One of the biggest changes in the guidance are suggestions for how banks should account for the financial condition of the buyout firm in their internal risk ratings. Banks usually analyze a loan based on the borrowers’ stand-alone financials, but they have been able to also consider a private-equity firm’s tendency and ability to “provide financial support” to an ailing investment.
The new guidance doesn’t change that. Still, it provides much more detail on how banks should evaluate that potential support. It suggests a periodic review of the buyout firm’s financial statements, liquidity, and its past practices with regard to dividends and capital contributions.
A big question for banks will be whether their IT systems can handle all the additional reporting and analytics bank examiners may request on leveraged loan portfolios. While some banks have the data needed to accurately assess their risk exposure to certain loan types and stress test against it, many bank systems are not sophisticated enough to even do simple things like aggregate risk exposure across product lines, says Christine Pratt, a senior analyst at Aite Group.
“If a construction firm has multiple commercial real estate and development loans with a bank and has a small business loan as well, many banks’ systems can’t tie that information together,” says Pratt.
Banks have until June 8 to comment on the first iteration of the leveraged financing guidance. In their response, banks are expected to say that any clampdown on leveraged loan underwriting will hamper their ability to finance mergers and acquisitions and impose more undue regulatory burdens on the industry.
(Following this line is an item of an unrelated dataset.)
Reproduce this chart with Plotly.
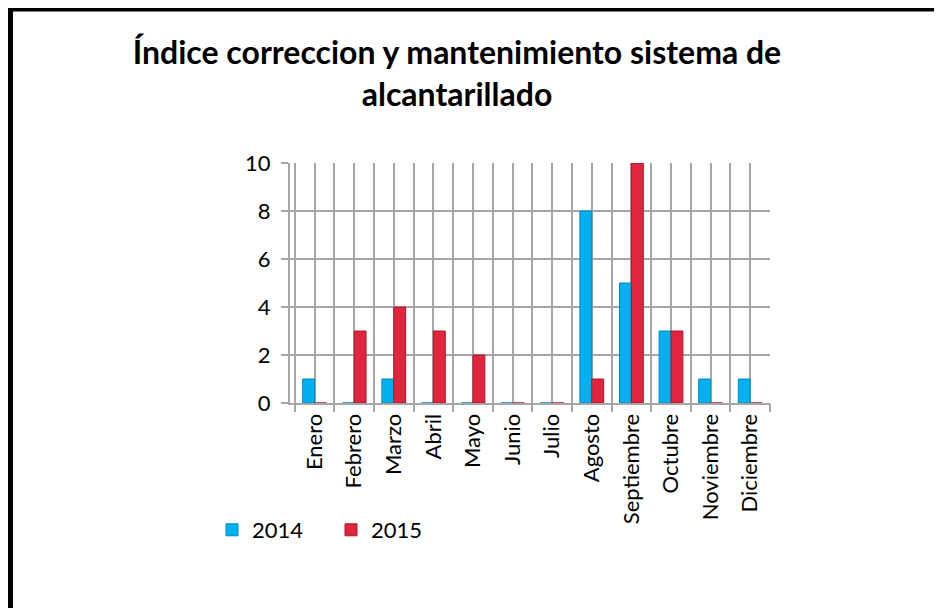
import plotly.graph_objects as go

months = ["Enero", "Febrero", "Marzo", "Abril", "Mayo", "Junio", "Julio",
          "Agosto", "Septiembre", "Octubre", "Noviembre", "Diciembre"]
vals_2014 = [1, 0, 1, 0, 0, 0, 0, 8, 5, 3, 1, 1]
vals_2015 = [0, 3, 4, 3, 2, 0, 0, 1, 10, 3, 0, 0]
y_ticks = [0, 2, 4, 6, 8, 10]
title_text = "Índice correccion y mantenimiento sistema de<br>alcantarillado"

idx = list(range(len(months)))
FONT = "Lato, 'Open Sans', sans-serif"
GRID = "#A6A6A6"

W, H = 934, 600          # page body has an 8px margin
L, R, T, B = 282, 172, 155, 205
PW, PH = W - L - R, H - T - B

def px_x(x):  # figure pixel -> paper x
    return (x - L) / PW

def px_y(y):  # figure pixel -> paper y
    return (H - B - y) / PH

fig = go.Figure()
fig.add_trace(go.Bar(x=idx, y=vals_2014, name="2014",
                     marker=dict(color="#00B0F0", line=dict(color="#0088BC", width=1))))
fig.add_trace(go.Bar(x=idx, y=vals_2015, name="2015",
                     marker=dict(color="#E2253F", line=dict(color="#A8182C", width=1))))
fig.add_trace(go.Scatter(x=[-0.62, 11.5], y=[0, 0], xaxis="x2", mode="lines",
                         line=dict(width=0), showlegend=False, hoverinfo="skip"))

fig.update_layout(
    width=W, height=H,
    paper_bgcolor="white", plot_bgcolor="white",
    margin=dict(l=L, r=R, t=T, b=B),
    barmode="group", bargap=0.4, bargroupgap=0.0,
    title=dict(text=title_text, x=449 / W, xanchor="center",
               y=1 - 56 / H, yanchor="top",
               font=dict(family=FONT, size=32, color="black", weight="bold")),
    font=dict(family=FONT, size=22, color="black"),
    xaxis=dict(range=[-0.62, 11.5], tickmode="array", tickvals=idx, ticktext=months,
               tickangle=-90, showgrid=True, gridcolor=GRID, gridwidth=2,
               minor=dict(tick0=-0.5, dtick=1, showgrid=True, gridcolor=GRID, gridwidth=2),
               showline=True, linecolor=GRID, linewidth=2, ticks="",
               tickfont=dict(size=22, family=FONT), zeroline=False),
    xaxis2=dict(range=[-0.62, 11.5], overlaying="x", side="bottom", tickmode="array",
                tickvals=[i - 0.5 for i in range(13)], showticklabels=False,
                ticks="outside", ticklen=8, tickwidth=2, tickcolor=GRID, showgrid=False,
                zeroline=False),
    yaxis=dict(range=[0, 10], tickmode="array", tickvals=y_ticks,
               showgrid=True, gridcolor=GRID, gridwidth=2,
               showline=True, linecolor=GRID, linewidth=2,
               ticks="outside", ticklen=7, tickwidth=2, tickcolor=GRID,
               ticklabelstandoff=6,
               tickfont=dict(size=22, family=FONT), zeroline=False),
    legend=dict(orientation="h", x=px_x(204), xanchor="left", y=px_y(522), yanchor="middle",
                font=dict(size=22, family=FONT), itemwidth=30, traceorder="normal",
                entrywidth=74, entrywidthmode="pixels",
                bgcolor="rgba(0,0,0,0)"),
    shapes=[
        dict(type="line", xref="paper", yref="paper", x0=px_x(0), x1=px_x(W),
             y0=px_y(1), y1=px_y(1), line=dict(color="black", width=5)),
        dict(type="line", xref="paper", yref="paper", x0=px_x(2.5), x1=px_x(2.5),
             y0=px_y(-1), y1=px_y(H), line=dict(color="black", width=5)),
    ],
)

fig.write_html("out.html")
But such guidance, especially that related to stress testing, can protect banks, points out Kimberly Songer, director of risk products at Harland Financial Solutions. “The idea is not to approve fewer loans,” wrote Songer in a recent blog. “A more effective portfolio analysis enables lenders to take action long before liquidation — requesting additional guarantees, business loan agreements, or collateral adjustments.”
The leveraged loan market has bounced bank from the depths of the credit crunch and a slight downturn last year. Companies issued $18 billion of highly leveraged debt in February — an eight-month high, according to S&P Leveraged Commentary and Data. Borrower default rates are low, and are expected to remain near 2% this year.